[Task objective] Repeat the material below word for word and leave out all pictures.

[Collected data]
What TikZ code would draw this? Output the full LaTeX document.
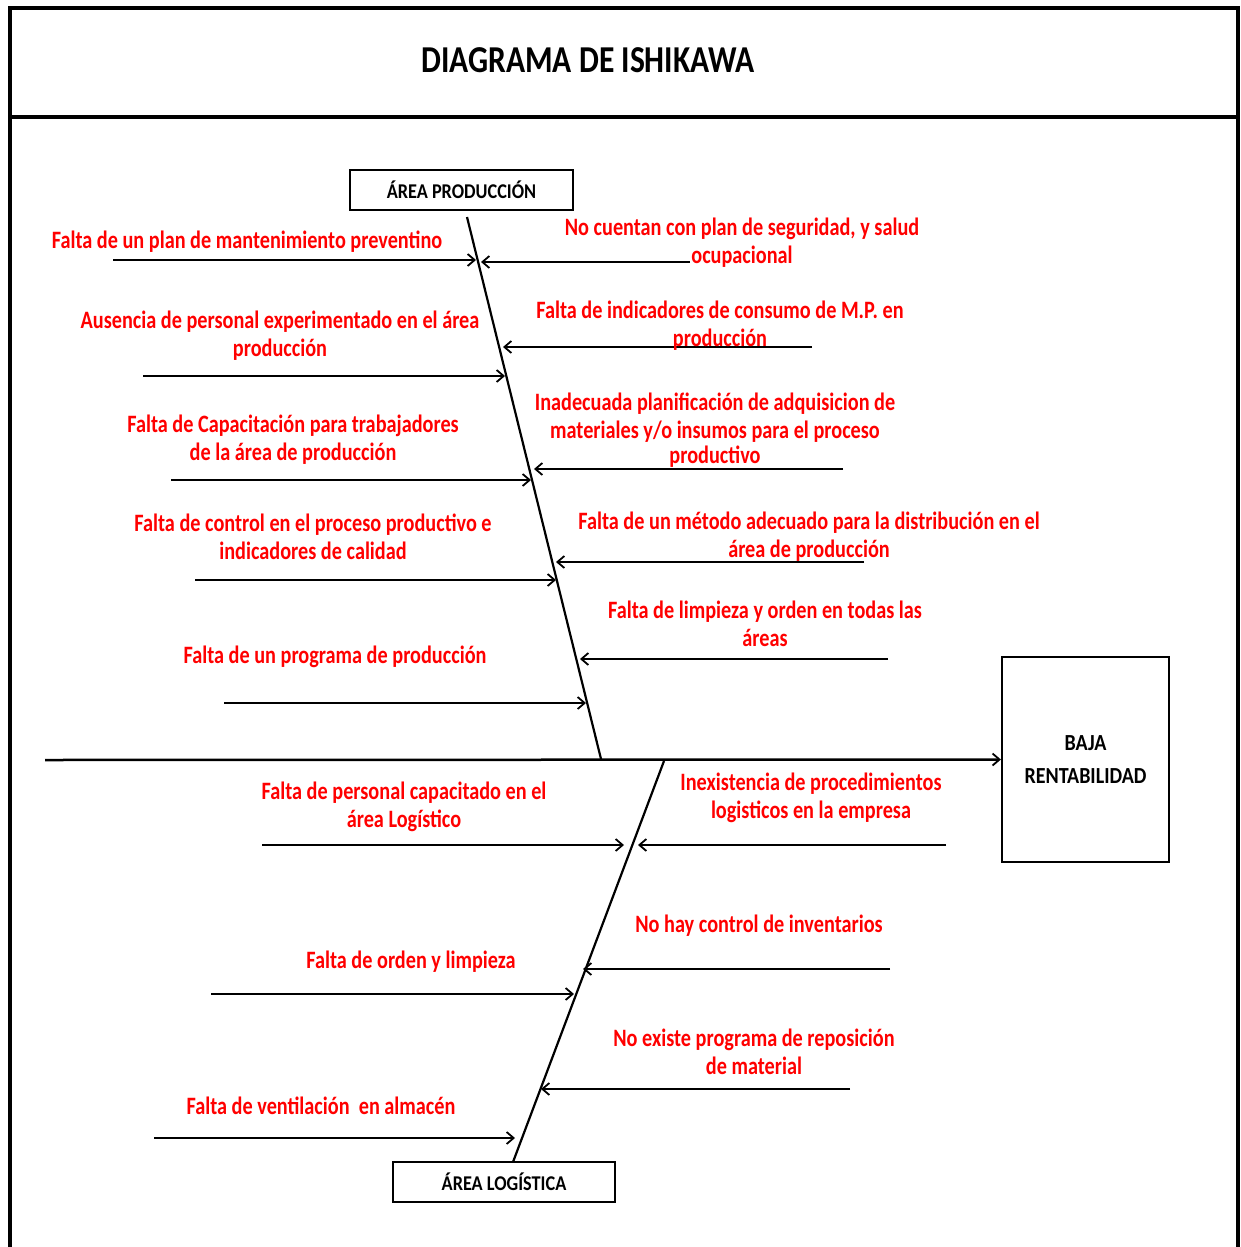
\documentclass[tikz,border=0pt]{standalone}
\usepackage{fontspec}
\newfontfamily\cfr[FakeStretch=0.81]{Carlito}
\newfontfamily\cft[FakeStretch=0.83]{Carlito}
\newfontfamily\cfb[FakeStretch=0.87]{Carlito}
\usetikzlibrary{arrows.meta}
\begin{document}
\begin{tikzpicture}[x=1pt,y=-1pt,
  cause/.style={font=\cfr\bfseries\fontsize{25}{28}\selectfont, text=red, align=center, anchor=base, inner sep=0pt},
  bone/.style={line width=2.4pt, -{Straight Barb[length=7pt,width=12pt,line width=1.8pt]}},
  spine/.style={line width=2.2pt},
  boxlabel/.style={draw, line width=2.2pt, font=\cfb\bfseries\fontsize{21}{24}\selectfont, inner sep=0pt},
  frame/.style={line width=4pt}]
\useasboundingbox (0,0) rectangle (1240,1247);
% frame
\draw[frame] (10,1247) -- (10,8) -- (1238,8) -- (1238,1247);
\draw[frame] (10,117) -- (1238,117);
\node[font=\cft\bfseries\fontsize{38}{40}\selectfont] (title) at (588,60) {DIAGRAMA DE ISHIKAWA};
% boxes
\node[boxlabel, minimum width=223pt, minimum height=40pt] (prod) at (461.5,190) {ÁREA PRODUCCIÓN};
\node[boxlabel, minimum width=222pt, minimum height=40pt] (logi) at (504,1182) {ÁREA LOGÍSTICA};
\node[draw, line width=2.2pt, minimum width=167pt, minimum height=205pt, align=center,
      font=\cfb\bfseries\fontsize{23}{33}\selectfont, inner sep=0pt] (effect) at (1085.5,759.5) {BAJA\\RENTABILIDAD};
% main line
\coordinate (mstart) at (45,760);
\draw[line width=2.5pt, -{Straight Barb[length=7pt,width=12pt,line width=1.8pt]}] (mstart) -- (effect.west);
% spines
\coordinate (ptop) at (467,217);
\coordinate (pbot) at (601,759);
\coordinate (ltop) at (664,761);
\coordinate (lbot) at (513,1162);
\draw[spine] (ptop) -- (pbot);
\draw[spine] (ltop) -- (lbot);
% upper left causes
\coordinate (a1) at (113,260); \coordinate (a1e) at (476,260);
\coordinate (a2) at (143,376); \coordinate (a2e) at (505,376);
\coordinate (a3) at (171,480); \coordinate (a3e) at (531,480);
\coordinate (a4) at (195,580); \coordinate (a4e) at (556,580);
\coordinate (a5) at (224,703); \coordinate (a5e) at (586,703);
\foreach \i in {1,...,5} \draw[bone] (a\i) -- (a\i e);
% upper right causes
\coordinate (b1) at (690,262); \coordinate (b1e) at (481,262);
\coordinate (b2) at (812,347); \coordinate (b2e) at (503,347);
\coordinate (b3) at (843,469); \coordinate (b3e) at (534,469);
\coordinate (b4) at (864,562); \coordinate (b4e) at (556,562);
\coordinate (b5) at (888,659); \coordinate (b5e) at (580,659);
\foreach \i in {1,...,5} \draw[bone] (b\i) -- (b\i e);
% lower left causes
\coordinate (c1) at (262,845); \coordinate (c1e) at (624,845);
\coordinate (c2) at (211,994); \coordinate (c2e) at (574,994);
\coordinate (c3) at (154,1138); \coordinate (c3e) at (515,1138);
\foreach \i in {1,...,3} \draw[bone] (c\i) -- (c\i e);
% lower right causes
\coordinate (d1) at (946,845); \coordinate (d1e) at (638,845);
\coordinate (d2) at (890,969); \coordinate (d2e) at (583,969);
\coordinate (d3) at (850,1089); \coordinate (d3e) at (541,1089);
\foreach \i in {1,...,3} \draw[bone] (d\i) -- (d\i e);
% texts (anchor = baseline of last line)
\node[cause] (ta1) at (247,248) {Falta de un plan de mantenimiento preventino};
\node[cause] (ta2) at (280,356) {Ausencia de personal experimentado en el área\\producción};
\node[cause] (ta3) at (293,460) {Falta de Capacitación para trabajadores\\de la área de producción};
\node[cause] (ta4) at (313,559) {Falta de control en el proceso productivo e\\indicadores de calidad};
\node[cause] (ta5) at (335,663) {Falta de un programa de producción};
\node[cause] (tb1) at (742,263) {No cuentan con plan de seguridad, y salud\\ocupacional};
\node[cause] (tb2) at (720,346) {Falta de indicadores de consumo de M.P. en\\producción};
\node[cause] (tb3) at (715,463) {Inadecuada planificación de adquisicion de\\materiales y/o insumos para el proceso\\[-3pt]productivo};
\node[cause] (tb4) at (809,557) {Falta de un método adecuado para la distribución en el\\área de producción};
\node[cause] (tb5) at (765,646) {Falta de limpieza y orden en todas las\\áreas};
\node[cause] (tc1) at (404,827) {Falta de personal capacitado en el\\área Logístico};
\node[cause] (tc2) at (411,968) {Falta de orden y limpieza};
\node[cause] (tc3) at (321,1114) {Falta de ventilación\ \ en almacén};
\node[cause] (td1) at (811,818) {Inexistencia de procedimientos\\logisticos en la empresa};
\node[cause] (td2) at (759,932) {No hay control de inventarios};
\node[cause] (td3) at (754,1074) {No existe programa de reposición\\de material};
\end{tikzpicture}
\end{document}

[Result]
What TikZ code would draw this? Output the full LaTeX document.
\documentclass[tikz,border=0pt]{standalone}
\usepackage{fontspec}
\newfontfamily\cfr[FakeStretch=0.81]{Carlito}
\newfontfamily\cft[FakeStretch=0.83]{Carlito}
\newfontfamily\cfb[FakeStretch=0.87]{Carlito}
\usetikzlibrary{arrows.meta}
\begin{document}
\begin{tikzpicture}[x=1pt,y=-1pt,
  cause/.style={font=\cfr\bfseries\fontsize{25}{28}\selectfont, text=red, align=center, anchor=base, inner sep=0pt},
  bone/.style={line width=2.4pt, -{Straight Barb[length=7pt,width=12pt,line width=1.8pt]}},
  spine/.style={line width=2.2pt},
  boxlabel/.style={draw, line width=2.2pt, font=\cfb\bfseries\fontsize{21}{24}\selectfont, inner sep=0pt},
  frame/.style={line width=4pt}]
\useasboundingbox (0,0) rectangle (1240,1247);
% frame
\draw[frame] (10,1247) -- (10,8) -- (1238,8) -- (1238,1247);
\draw[frame] (10,117) -- (1238,117);
\node[font=\cft\bfseries\fontsize{38}{40}\selectfont] (title) at (588,60) {DIAGRAMA DE ISHIKAWA};
% boxes
\node[boxlabel, minimum width=223pt, minimum height=40pt] (prod) at (461.5,190) {ÁREA PRODUCCIÓN};
\node[boxlabel, minimum width=222pt, minimum height=40pt] (logi) at (504,1182) {ÁREA LOGÍSTICA};
\node[draw, line width=2.2pt, minimum width=167pt, minimum height=205pt, align=center,
      font=\cfb\bfseries\fontsize{23}{33}\selectfont, inner sep=0pt] (effect) at (1085.5,759.5) {BAJA\\RENTABILIDAD};
% main line
\coordinate (mstart) at (45,760);
\draw[line width=2.5pt, -{Straight Barb[length=7pt,width=12pt,line width=1.8pt]}] (mstart) -- (effect.west);
% spines
\coordinate (ptop) at (467,217);
\coordinate (pbot) at (601,759);
\coordinate (ltop) at (664,761);
\coordinate (lbot) at (513,1162);
\draw[spine] (ptop) -- (pbot);
\draw[spine] (ltop) -- (lbot);
% upper left causes
\coordinate (a1) at (113,260); \coordinate (a1e) at (476,260);
\coordinate (a2) at (143,376); \coordinate (a2e) at (505,376);
\coordinate (a3) at (171,480); \coordinate (a3e) at (531,480);
\coordinate (a4) at (195,580); \coordinate (a4e) at (556,580);
\coordinate (a5) at (224,703); \coordinate (a5e) at (586,703);
\foreach \i in {1,...,5} \draw[bone] (a\i) -- (a\i e);
% upper right causes
\coordinate (b1) at (690,262); \coordinate (b1e) at (481,262);
\coordinate (b2) at (812,347); \coordinate (b2e) at (503,347);
\coordinate (b3) at (843,469); \coordinate (b3e) at (534,469);
\coordinate (b4) at (864,562); \coordinate (b4e) at (556,562);
\coordinate (b5) at (888,659); \coordinate (b5e) at (580,659);
\foreach \i in {1,...,5} \draw[bone] (b\i) -- (b\i e);
% lower left causes
\coordinate (c1) at (262,845); \coordinate (c1e) at (624,845);
\coordinate (c2) at (211,994); \coordinate (c2e) at (574,994);
\coordinate (c3) at (154,1138); \coordinate (c3e) at (515,1138);
\foreach \i in {1,...,3} \draw[bone] (c\i) -- (c\i e);
% lower right causes
\coordinate (d1) at (946,845); \coordinate (d1e) at (638,845);
\coordinate (d2) at (890,969); \coordinate (d2e) at (583,969);
\coordinate (d3) at (850,1089); \coordinate (d3e) at (541,1089);
\foreach \i in {1,...,3} \draw[bone] (d\i) -- (d\i e);
% texts (anchor = baseline of last line)
\node[cause] (ta1) at (247,248) {Falta de un plan de mantenimiento preventino};
\node[cause] (ta2) at (280,356) {Ausencia de personal experimentado en el área\\producción};
\node[cause] (ta3) at (293,460) {Falta de Capacitación para trabajadores\\de la área de producción};
\node[cause] (ta4) at (313,559) {Falta de control en el proceso productivo e\\indicadores de calidad};
\node[cause] (ta5) at (335,663) {Falta de un programa de producción};
\node[cause] (tb1) at (742,263) {No cuentan con plan de seguridad, y salud\\ocupacional};
\node[cause] (tb2) at (720,346) {Falta de indicadores de consumo de M.P. en\\producción};
\node[cause] (tb3) at (715,463) {Inadecuada planificación de adquisicion de\\materiales y/o insumos para el proceso\\[-3pt]productivo};
\node[cause] (tb4) at (809,557) {Falta de un método adecuado para la distribución en el\\área de producción};
\node[cause] (tb5) at (765,646) {Falta de limpieza y orden en todas las\\áreas};
\node[cause] (tc1) at (404,827) {Falta de personal capacitado en el\\área Logístico};
\node[cause] (tc2) at (411,968) {Falta de orden y limpieza};
\node[cause] (tc3) at (321,1114) {Falta de ventilación\ \ en almacén};
\node[cause] (td1) at (811,818) {Inexistencia de procedimientos\\logisticos en la empresa};
\node[cause] (td2) at (759,932) {No hay control de inventarios};
\node[cause] (td3) at (754,1074) {No existe programa de reposición\\de material};
\end{tikzpicture}
\end{document}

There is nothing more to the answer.